[START OF Dataset content]

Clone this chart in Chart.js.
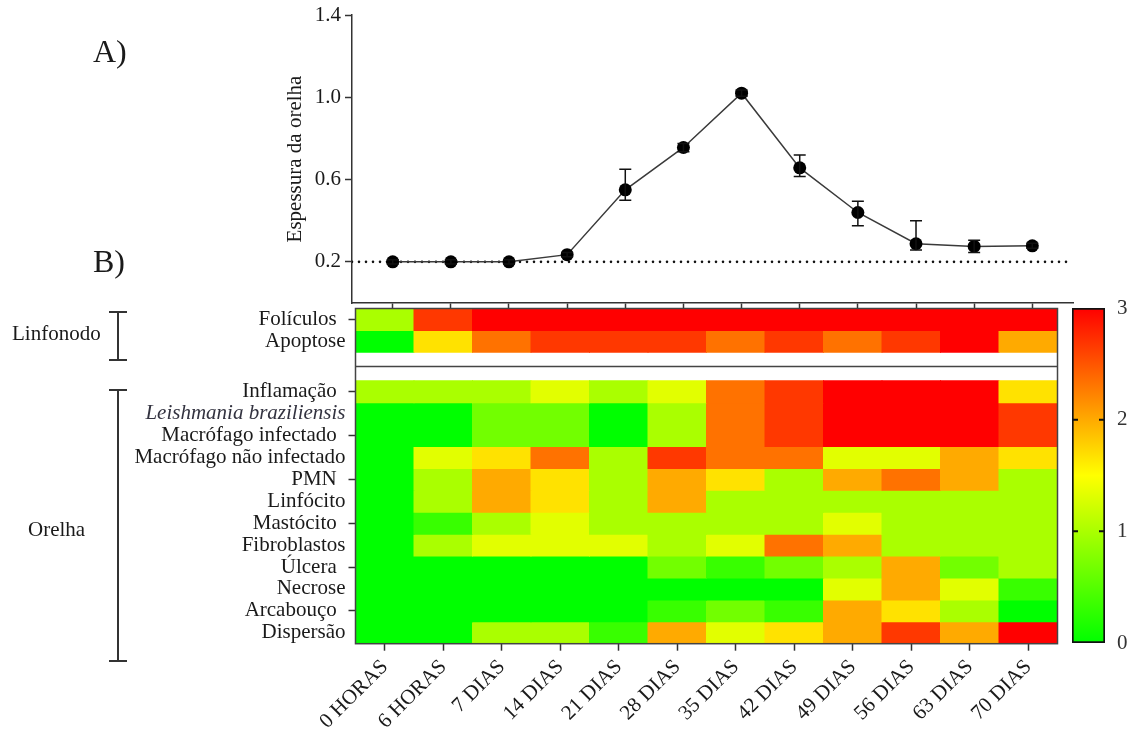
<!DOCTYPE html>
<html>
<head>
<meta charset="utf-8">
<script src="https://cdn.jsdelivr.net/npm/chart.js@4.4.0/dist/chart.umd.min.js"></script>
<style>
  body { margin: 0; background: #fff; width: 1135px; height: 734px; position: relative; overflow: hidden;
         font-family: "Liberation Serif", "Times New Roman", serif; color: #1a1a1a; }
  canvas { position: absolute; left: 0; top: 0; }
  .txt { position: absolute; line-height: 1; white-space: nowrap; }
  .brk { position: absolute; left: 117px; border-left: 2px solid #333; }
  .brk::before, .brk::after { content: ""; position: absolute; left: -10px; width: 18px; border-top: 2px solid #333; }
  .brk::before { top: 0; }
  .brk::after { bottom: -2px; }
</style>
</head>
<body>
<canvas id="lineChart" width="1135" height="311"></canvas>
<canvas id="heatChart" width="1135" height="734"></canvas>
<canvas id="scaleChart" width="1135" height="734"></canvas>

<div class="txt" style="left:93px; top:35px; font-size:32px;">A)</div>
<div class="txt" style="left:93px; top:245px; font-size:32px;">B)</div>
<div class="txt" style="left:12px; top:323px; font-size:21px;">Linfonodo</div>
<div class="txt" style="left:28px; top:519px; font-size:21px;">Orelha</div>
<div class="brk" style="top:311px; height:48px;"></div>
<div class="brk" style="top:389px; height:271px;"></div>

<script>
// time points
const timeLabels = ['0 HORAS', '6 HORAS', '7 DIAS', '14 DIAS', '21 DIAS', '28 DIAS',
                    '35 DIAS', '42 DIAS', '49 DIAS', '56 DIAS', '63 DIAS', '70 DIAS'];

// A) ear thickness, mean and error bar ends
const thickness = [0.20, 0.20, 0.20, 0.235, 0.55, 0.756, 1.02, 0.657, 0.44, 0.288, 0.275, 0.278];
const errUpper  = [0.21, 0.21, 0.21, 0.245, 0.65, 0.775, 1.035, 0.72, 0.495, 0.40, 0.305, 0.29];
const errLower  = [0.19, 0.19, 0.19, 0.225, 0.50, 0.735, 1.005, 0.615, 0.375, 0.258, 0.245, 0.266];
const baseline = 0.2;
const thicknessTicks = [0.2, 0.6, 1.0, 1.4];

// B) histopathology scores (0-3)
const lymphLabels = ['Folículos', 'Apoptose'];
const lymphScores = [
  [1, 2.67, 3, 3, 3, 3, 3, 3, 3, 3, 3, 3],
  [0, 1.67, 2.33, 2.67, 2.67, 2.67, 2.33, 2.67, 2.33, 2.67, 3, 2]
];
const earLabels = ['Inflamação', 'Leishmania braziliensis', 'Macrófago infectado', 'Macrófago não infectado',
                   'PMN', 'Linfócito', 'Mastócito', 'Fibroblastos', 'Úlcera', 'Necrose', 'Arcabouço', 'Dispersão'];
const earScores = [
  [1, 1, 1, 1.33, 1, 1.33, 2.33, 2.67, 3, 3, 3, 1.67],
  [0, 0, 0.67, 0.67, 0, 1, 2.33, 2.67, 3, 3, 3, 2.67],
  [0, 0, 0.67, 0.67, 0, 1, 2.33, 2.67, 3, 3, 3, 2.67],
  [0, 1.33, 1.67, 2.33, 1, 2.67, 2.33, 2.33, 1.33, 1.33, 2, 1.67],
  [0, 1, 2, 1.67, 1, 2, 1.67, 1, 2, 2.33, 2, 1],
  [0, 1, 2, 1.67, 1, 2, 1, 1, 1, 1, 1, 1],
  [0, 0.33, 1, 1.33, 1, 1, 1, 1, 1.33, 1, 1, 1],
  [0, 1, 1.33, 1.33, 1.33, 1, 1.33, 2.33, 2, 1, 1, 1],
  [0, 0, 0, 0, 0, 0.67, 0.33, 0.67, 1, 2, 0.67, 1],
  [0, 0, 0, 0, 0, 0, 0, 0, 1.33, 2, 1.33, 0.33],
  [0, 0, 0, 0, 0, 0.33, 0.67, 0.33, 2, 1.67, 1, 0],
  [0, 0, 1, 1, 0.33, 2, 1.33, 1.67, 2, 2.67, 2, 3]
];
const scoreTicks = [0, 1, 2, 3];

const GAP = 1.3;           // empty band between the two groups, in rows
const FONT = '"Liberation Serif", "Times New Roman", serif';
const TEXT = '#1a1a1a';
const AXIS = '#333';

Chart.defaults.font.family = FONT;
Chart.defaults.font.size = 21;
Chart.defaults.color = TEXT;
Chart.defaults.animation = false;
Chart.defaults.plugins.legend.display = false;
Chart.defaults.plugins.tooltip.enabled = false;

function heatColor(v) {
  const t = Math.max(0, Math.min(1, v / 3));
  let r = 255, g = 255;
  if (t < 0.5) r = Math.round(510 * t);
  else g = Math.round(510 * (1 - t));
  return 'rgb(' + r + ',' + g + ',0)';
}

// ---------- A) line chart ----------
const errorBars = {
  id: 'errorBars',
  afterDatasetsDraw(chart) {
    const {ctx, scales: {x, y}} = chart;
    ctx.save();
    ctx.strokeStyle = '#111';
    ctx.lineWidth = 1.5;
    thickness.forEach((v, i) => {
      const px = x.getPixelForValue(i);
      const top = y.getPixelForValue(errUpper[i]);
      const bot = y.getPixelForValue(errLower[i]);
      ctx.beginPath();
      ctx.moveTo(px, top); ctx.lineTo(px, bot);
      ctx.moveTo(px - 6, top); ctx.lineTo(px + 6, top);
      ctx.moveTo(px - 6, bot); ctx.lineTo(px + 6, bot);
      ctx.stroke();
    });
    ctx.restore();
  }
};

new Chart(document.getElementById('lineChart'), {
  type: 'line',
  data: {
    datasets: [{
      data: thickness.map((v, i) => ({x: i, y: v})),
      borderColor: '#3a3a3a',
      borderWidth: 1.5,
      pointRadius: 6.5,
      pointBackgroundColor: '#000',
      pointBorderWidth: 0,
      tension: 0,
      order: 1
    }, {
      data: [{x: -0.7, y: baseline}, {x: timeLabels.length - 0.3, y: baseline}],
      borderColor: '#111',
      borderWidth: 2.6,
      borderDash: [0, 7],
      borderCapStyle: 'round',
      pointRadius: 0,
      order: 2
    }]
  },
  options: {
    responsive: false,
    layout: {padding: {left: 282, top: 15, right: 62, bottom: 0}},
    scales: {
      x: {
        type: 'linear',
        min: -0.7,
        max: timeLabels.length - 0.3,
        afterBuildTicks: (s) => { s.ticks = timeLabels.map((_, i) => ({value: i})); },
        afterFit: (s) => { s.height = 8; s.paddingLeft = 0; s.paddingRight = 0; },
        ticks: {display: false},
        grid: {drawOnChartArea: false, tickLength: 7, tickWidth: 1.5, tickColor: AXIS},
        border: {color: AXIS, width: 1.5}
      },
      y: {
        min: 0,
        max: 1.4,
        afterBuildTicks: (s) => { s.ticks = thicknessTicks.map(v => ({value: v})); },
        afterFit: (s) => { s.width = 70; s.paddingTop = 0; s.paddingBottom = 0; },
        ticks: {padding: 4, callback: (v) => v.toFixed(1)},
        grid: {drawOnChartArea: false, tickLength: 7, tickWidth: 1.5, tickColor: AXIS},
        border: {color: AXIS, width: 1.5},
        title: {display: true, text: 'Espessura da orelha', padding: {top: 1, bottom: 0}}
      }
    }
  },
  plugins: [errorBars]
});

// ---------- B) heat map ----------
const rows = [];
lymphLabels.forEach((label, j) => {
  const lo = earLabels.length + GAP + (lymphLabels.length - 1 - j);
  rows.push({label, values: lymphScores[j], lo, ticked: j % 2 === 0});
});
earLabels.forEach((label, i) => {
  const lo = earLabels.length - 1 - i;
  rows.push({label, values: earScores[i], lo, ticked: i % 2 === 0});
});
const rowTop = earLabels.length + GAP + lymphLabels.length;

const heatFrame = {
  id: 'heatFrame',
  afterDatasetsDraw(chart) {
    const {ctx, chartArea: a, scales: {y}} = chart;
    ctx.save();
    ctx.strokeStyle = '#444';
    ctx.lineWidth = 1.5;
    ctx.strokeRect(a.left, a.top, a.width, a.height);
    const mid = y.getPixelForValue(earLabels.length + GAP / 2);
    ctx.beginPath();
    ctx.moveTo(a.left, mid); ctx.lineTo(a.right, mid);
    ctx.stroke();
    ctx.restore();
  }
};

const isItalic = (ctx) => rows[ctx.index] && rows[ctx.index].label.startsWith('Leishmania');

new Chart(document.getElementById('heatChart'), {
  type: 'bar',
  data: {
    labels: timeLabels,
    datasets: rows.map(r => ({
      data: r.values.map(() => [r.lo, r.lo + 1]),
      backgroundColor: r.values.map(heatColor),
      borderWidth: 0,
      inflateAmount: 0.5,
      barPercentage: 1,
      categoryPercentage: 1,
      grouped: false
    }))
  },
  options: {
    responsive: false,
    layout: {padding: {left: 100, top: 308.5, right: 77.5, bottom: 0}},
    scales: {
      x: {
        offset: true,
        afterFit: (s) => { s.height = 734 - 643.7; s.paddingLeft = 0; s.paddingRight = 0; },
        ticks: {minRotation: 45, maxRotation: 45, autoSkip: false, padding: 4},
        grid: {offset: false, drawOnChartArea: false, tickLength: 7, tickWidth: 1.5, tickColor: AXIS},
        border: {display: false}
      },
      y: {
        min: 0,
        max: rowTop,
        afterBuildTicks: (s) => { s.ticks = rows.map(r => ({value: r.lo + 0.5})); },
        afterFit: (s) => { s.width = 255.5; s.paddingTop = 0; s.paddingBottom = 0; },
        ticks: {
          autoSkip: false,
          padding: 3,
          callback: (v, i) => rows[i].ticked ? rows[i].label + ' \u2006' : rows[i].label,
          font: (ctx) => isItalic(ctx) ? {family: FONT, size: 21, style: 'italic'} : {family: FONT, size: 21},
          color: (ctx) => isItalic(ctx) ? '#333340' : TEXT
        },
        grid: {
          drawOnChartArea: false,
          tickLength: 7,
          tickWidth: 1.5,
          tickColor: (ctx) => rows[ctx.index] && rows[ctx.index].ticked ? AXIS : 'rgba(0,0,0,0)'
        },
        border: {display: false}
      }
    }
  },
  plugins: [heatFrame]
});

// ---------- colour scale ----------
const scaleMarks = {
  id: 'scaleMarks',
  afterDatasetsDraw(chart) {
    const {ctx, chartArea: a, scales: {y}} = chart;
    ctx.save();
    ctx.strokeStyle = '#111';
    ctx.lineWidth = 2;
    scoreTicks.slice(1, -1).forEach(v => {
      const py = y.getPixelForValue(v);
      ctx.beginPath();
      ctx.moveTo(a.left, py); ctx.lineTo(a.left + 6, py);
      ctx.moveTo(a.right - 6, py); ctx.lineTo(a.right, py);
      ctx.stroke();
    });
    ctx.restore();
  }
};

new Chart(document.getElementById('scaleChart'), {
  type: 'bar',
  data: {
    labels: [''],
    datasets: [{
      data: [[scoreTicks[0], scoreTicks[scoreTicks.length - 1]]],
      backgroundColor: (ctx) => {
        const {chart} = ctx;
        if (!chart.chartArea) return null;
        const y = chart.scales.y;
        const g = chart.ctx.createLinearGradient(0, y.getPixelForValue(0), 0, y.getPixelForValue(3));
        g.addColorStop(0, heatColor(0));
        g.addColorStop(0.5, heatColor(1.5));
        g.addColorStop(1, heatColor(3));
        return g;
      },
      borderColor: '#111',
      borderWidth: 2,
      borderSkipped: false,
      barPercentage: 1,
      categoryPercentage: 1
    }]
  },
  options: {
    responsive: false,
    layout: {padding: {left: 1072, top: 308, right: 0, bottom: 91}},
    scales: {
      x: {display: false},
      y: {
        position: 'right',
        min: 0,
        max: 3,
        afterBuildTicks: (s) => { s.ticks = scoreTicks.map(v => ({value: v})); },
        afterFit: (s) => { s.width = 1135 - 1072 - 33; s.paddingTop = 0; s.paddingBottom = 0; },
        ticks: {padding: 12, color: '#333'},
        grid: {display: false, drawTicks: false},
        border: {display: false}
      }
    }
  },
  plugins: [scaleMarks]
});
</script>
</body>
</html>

[END OF Dataset content]

Write down every line from the opening of the listing to the line with "const thicknessTicks = [0.2, 0.6, 1.0, 1.4];", both included, and nothing else; the pictures are omitted.

Clone this chart in Chart.js.
<!DOCTYPE html>
<html>
<head>
<meta charset="utf-8">
<script src="https://cdn.jsdelivr.net/npm/chart.js@4.4.0/dist/chart.umd.min.js"></script>
<style>
  body { margin: 0; background: #fff; width: 1135px; height: 734px; position: relative; overflow: hidden;
         font-family: "Liberation Serif", "Times New Roman", serif; color: #1a1a1a; }
  canvas { position: absolute; left: 0; top: 0; }
  .txt { position: absolute; line-height: 1; white-space: nowrap; }
  .brk { position: absolute; left: 117px; border-left: 2px solid #333; }
  .brk::before, .brk::after { content: ""; position: absolute; left: -10px; width: 18px; border-top: 2px solid #333; }
  .brk::before { top: 0; }
  .brk::after { bottom: -2px; }
</style>
</head>
<body>
<canvas id="lineChart" width="1135" height="311"></canvas>
<canvas id="heatChart" width="1135" height="734"></canvas>
<canvas id="scaleChart" width="1135" height="734"></canvas>

<div class="txt" style="left:93px; top:35px; font-size:32px;">A)</div>
<div class="txt" style="left:93px; top:245px; font-size:32px;">B)</div>
<div class="txt" style="left:12px; top:323px; font-size:21px;">Linfonodo</div>
<div class="txt" style="left:28px; top:519px; font-size:21px;">Orelha</div>
<div class="brk" style="top:311px; height:48px;"></div>
<div class="brk" style="top:389px; height:271px;"></div>

<script>
// time points
const timeLabels = ['0 HORAS', '6 HORAS', '7 DIAS', '14 DIAS', '21 DIAS', '28 DIAS',
                    '35 DIAS', '42 DIAS', '49 DIAS', '56 DIAS', '63 DIAS', '70 DIAS'];

// A) ear thickness, mean and error bar ends
const thickness = [0.20, 0.20, 0.20, 0.235, 0.55, 0.756, 1.02, 0.657, 0.44, 0.288, 0.275, 0.278];
const errUpper  = [0.21, 0.21, 0.21, 0.245, 0.65, 0.775, 1.035, 0.72, 0.495, 0.40, 0.305, 0.29];
const errLower  = [0.19, 0.19, 0.19, 0.225, 0.50, 0.735, 1.005, 0.615, 0.375, 0.258, 0.245, 0.266];
const baseline = 0.2;
const thicknessTicks = [0.2, 0.6, 1.0, 1.4];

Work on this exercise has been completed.